Wie “The Guardian” berichtet, benötigen russische Staatsbürger kein Visum, um nach Argentinien einzureisen. Zudem betreibt Argentinien eine liberale Migrationspolitik. Wer dort auf die Welt kommt, erhält automatisch die argentinische Staatsbürgerschaft. Spezialisierte Agenturen helfen ausreisefreudigen Russen, bei dem “Projekt”. “Buenos Aires ist im Moment sehr gefragt”, so Eva Pekurova, die eine solche Agentur betreibt.

“Ein argentinischer Reisepass wird meinem Kind viele Türen öffnen”

Laut Pekurova können argentinische Staatsbürger kurzfristig und ohne Visum in 171 Länder, darunter die EU, das Vereinigte Königreich und Japan einreisen. Zudem sei auch das Beantragen eines langfristigen Visums “nicht sehr schwierig”.

Da haben es Russen schwieriger: Vor dem Krieg konnten sie nur in rund 80 Länder ohne Visum einreisen. Nach dem russischen Einmarsch in die Ukraine wurde die spontane Ausreise enorm eingeschränkt. Zahlreiche europäische Länder verwehrten russischen Staatsbürgern die Einreise entweder ganz oder machten sie praktisch unmöglich.

Schwangere russische Frauen sehen es pragmatisch: “Ein argentinischer Reisepass wird meinem Kind viele Türen öffnen”, sagt Polina Tscherepowizkaja aus Moskau zur britischen Tageszeitung.
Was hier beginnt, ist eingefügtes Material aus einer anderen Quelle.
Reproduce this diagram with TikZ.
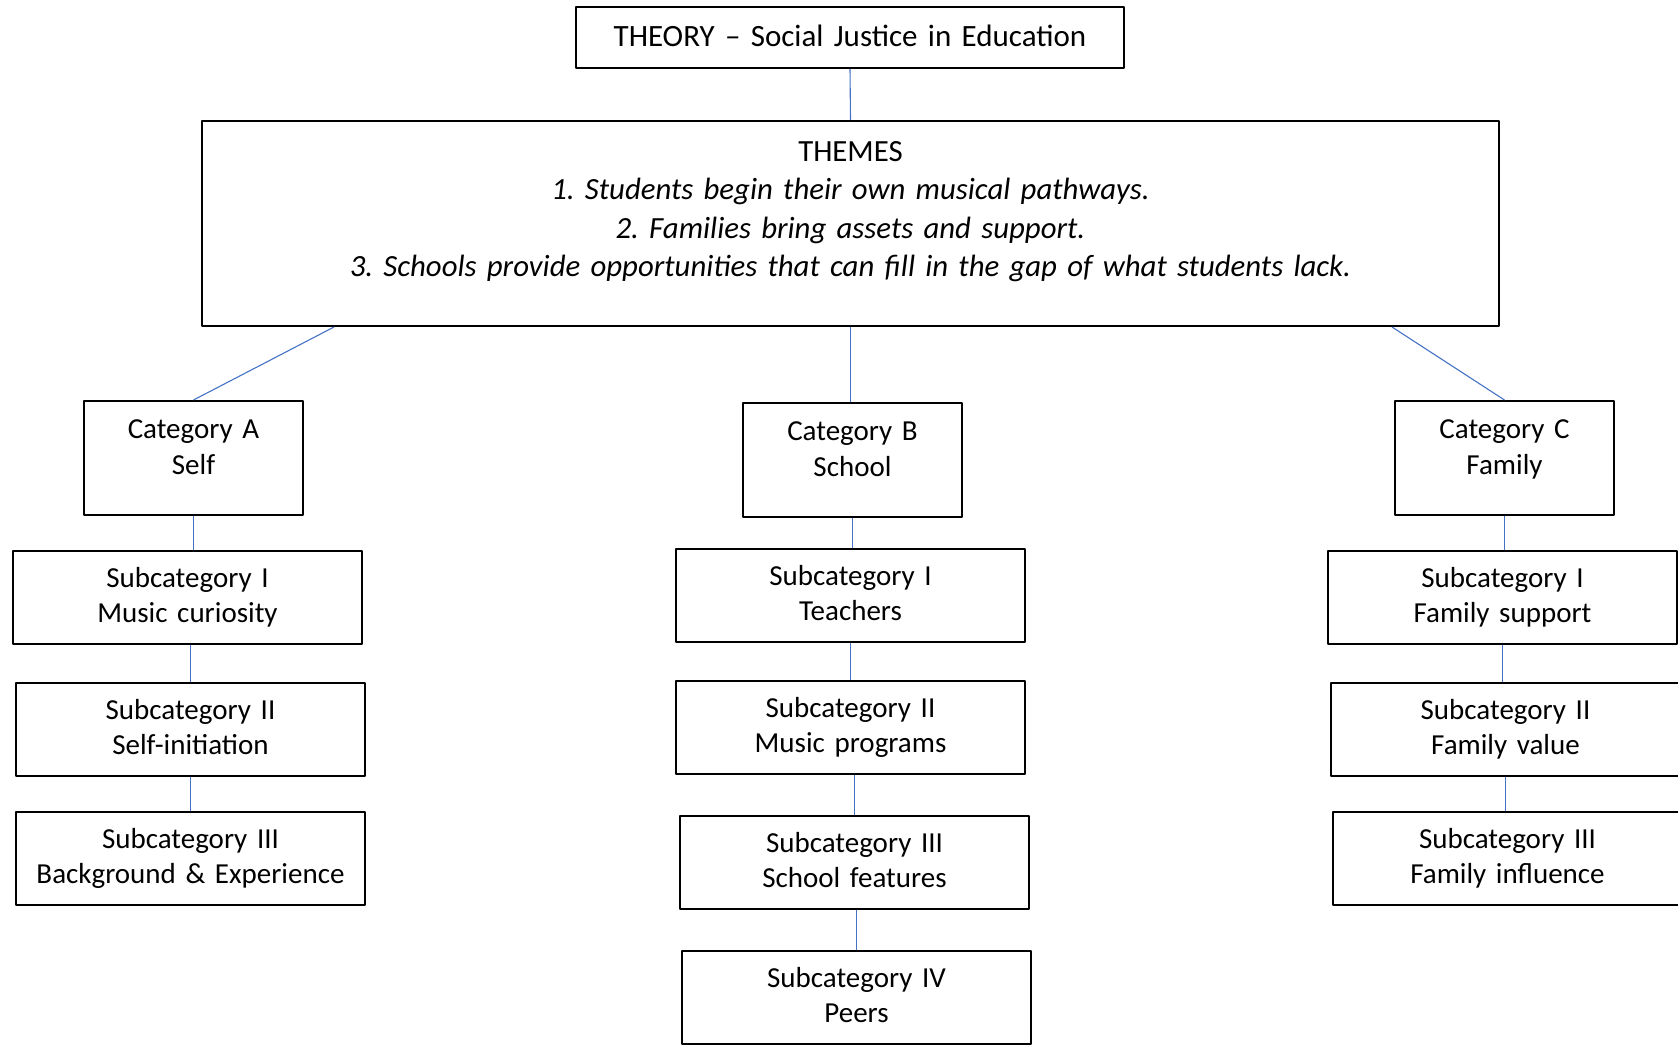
\documentclass[tikz,border=0pt]{standalone}
\usepackage{fontspec}
\setmainfont{Carlito}
\frenchspacing
\definecolor{linkblue}{HTML}{4472C4}
\tikzset{
	box/.style={draw=black, line width=2pt, fill=white, anchor=north west, inner sep=0pt, align=center},
	theorybox/.style={box, text width=548pt, text height=39.5pt, text depth=21.5pt, font=\fontsize{31}{37}\selectfont},
	themebox/.style={box, text width=1297pt, text height=40pt, text depth=165pt, font=\fontsize{30.8}{38.5}\selectfont},
	catbox/.style={box, text width=219pt, text height=37pt, text depth=76.5pt, font=\fontsize{29}{36.5}\selectfont},
	subbox/.style={box, text width=349pt, text height=36pt, text depth=57pt, font=\fontsize{29}{35}\selectfont},
	link/.style={draw=linkblue, line width=1.1pt}
}
\begin{document}
\begin{tikzpicture}[x=1pt, y=-1pt, line join=round]
		\useasboundingbox (0,0) rectangle (1678,1045);
		
		% top of the tree
		\node[theorybox] (theory) at (575,6) {THEORY -- Social Justice in Education};
		\node[themebox] (themes) at (201,120) {THEMES\\
			\itshape 1. Students begin their own musical pathways.\\
			\itshape 2. Families bring assets and support.\\
			\itshape 3. Schools provide opportunities that can fill in the gap of what students lack.};
		
		% categories
		\node[catbox] (catA) at (83,400) {Category A\\Self};
		\node[catbox] (catB) at (742,402) {Category B\\School};
		\node[catbox] (catC) at (1394,400) {Category C\\Family};
		
		% subcategories of A
		\node[subbox] (selfI) at (12,550) {Subcategory I\\Music curiosity};
		\node[subbox] (selfII) at (15,682) {Subcategory II\\Self-initiation};
		\node[subbox] (selfIII) at (15,811) {Subcategory III\\Background \& Experience};
		
		% subcategories of B
		\node[subbox] (schoolI) at (675,548) {Subcategory I\\Teachers};
		\node[subbox] (schoolII) at (675,680) {Subcategory II\\Music programs};
		\node[subbox] (schoolIII) at (679,815) {Subcategory III\\School features};
		\node[subbox] (schoolIV) at (681,950) {Subcategory IV\\Peers};
		
		% subcategories of C
		\node[subbox] (familyI) at (1327,550) {Subcategory I\\Family support};
		\node[subbox] (familyII) at (1330,682) {Subcategory II\\Family value};
		\node[subbox] (familyIII) at (1332,811) {Subcategory III\\Family influence};
		
		% connectors
		\draw[link] (theory.south) -- (themes.north);
		\draw[link] ([xshift=133pt]themes.south west) -- (catA.north);
		\draw[link] (themes.south) -- (themes.south |- catB.north);
		\draw[link] ([xshift=-108pt]themes.south east) -- (catC.north);
		
		\draw[link] (catA.south) -- (catA.south |- selfI.north);
		\draw[link] (selfII.north) -- (selfII.north |- selfI.south);
		\draw[link] (selfIII.north) -- (selfIII.north |- selfII.south);
		
		\draw[link] (catB.south) -- (catB.south |- schoolI.north);
		\draw[link] (schoolII.north) -- (schoolII.north |- schoolI.south);
		\draw[link] (schoolIII.north) -- (schoolIII.north |- schoolII.south);
		\draw[link] (schoolIV.north) -- (schoolIV.north |- schoolIII.south);
		
		\draw[link] (catC.south) -- (catC.south |- familyI.north);
		\draw[link] (familyI.south) -- (familyI.south |- familyII.north);
		\draw[link] (familyII.south) -- (familyII.south |- familyIII.north);
\end{tikzpicture}
\end{document}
Kurz nachdem Putins Truppen in der Ukraine einmarschiert seien, habe sie von ihrer Schwangerschaft erfahren. Ihr wurde bald klar: Sie muss hier weg – und zwar noch vor der Geburt ihres Kindes.

Überraschung auf der Entbindungsstation

Im Dezember 2022 war es dann soweit und sie erlebte in Südamerika eine Überraschung: Als sie auf der Entbindungsstation eines Spitals in der argentinischen Hauptstadt Buenos Aires eintraf, hörte sie plötzlich den Klang der russischen Sprache. “Es war verrückt, vor mir warteten mindestens acht schwangere russische Frauen.”

Sie war also kein Einzelfall: Dem “Guardian” zufolge sollen im vergangenen Jahr Hunderte Frauen aus Russland nach Argentinien gereist sein, um dort zu entbinden.

Boom wird von offizieller Seite bestätigt

Laut Georgy Polin, Leiter der Konsularabteilung der russischen Botschaft in Argentinien, waren es im 2022 zwischen 2.000 und 2.500 Russen, die nach Argentinien gezogen sind. Er geht davon aus, dass der Trend anhalten wird und 2023 rund 10.000 Russen nach Argentinien kommen werden.

Den Boom beim Geburtstourismus kann Kirill Makoveev bestätigen. Er hat die Agentur “Baby.RuArgentina” gegründet und gibt an, bis Mai 2023 ausgebucht zu sein.

Wenig Lust zur Rückreise

Und viele der “Geburtstouristen” haben offenbar auch nicht die Absicht von Argentinien schnell wieder nach Russland zu gehen. Polina Tscherepowizkaja und ihr Mann wollen laut dem “Guardian” vorerst bleiben und ebenfalls die argentinische Staatsbürgerschaft beantragen. Über ihre Tochter, die nun ja Argentinierin ist, kommen sie für ein erleichtertes Einbürgerungsverfahren infrage. In nicht mal 24 Monaten können Eltern eines in Argentinien geborenen Kindes bereits die argentinische Staatsbürgerschaft beantragen.